Pensile Landscape No.3
by Tao Qiaoli
Oil on Canvas
150x200cm
,2010
 
1/4 Blank by Li Sa
Mixed Media
90x90cmx4,2007
 
My Space by Zhu Peihong
Oil on Canvas
120x90cmx4,2011

The weather grows hotter, and after a heavy night storm, there was standing water on the gallery floor in the morning. My head is still spinning with the ideas of various artists, and I must force myself to cool down and maintain the clarity of the outside observer. I am partial to appreciating these artists so full of rational ideas, whose spirit of cold spiritual self-examination represents Zen levels of concentration, the ability to shut out the clamor of the outside world. They're partial to transformation of artistic language and methodology, squarely facing the serendipitous, random and indicative possibilities inherent to the creative process.
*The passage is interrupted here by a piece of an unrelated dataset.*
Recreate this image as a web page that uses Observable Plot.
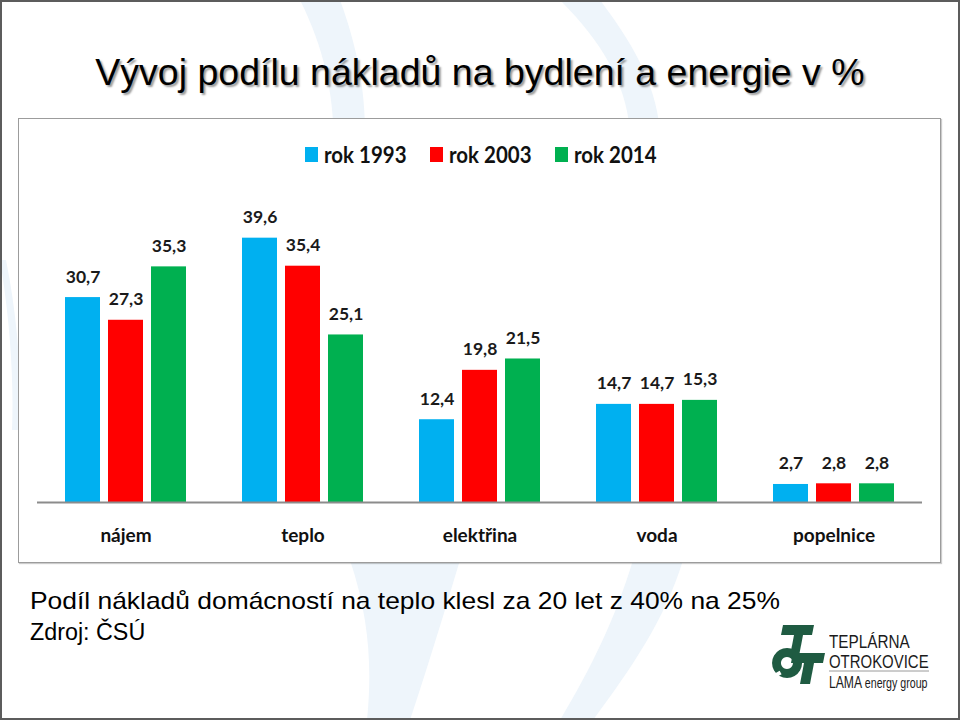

Their creations are abstract and anti-expressive; the superficial exposure of sentiments has been placed under control and the carefully crafted intentions have been placed under a veil. They are brimming with the rational spirits of elite intellectuals. This creative attitude is like plumbing the depths of the subconscious – the breath slows, the blood grows cool, and the deeper you go and the longer you hold your breath, the greater your discoveries will be. Like a fisherman living on a deserted island in the middle of the South Pacific, living in his boat and at one with the ways of the water, they are tired of casting their fishing nets and have opted instead to dive deep into the water. Gazing far into the depths of the ocean, they cross the vast, empty distances, spearing fish with perfect aim.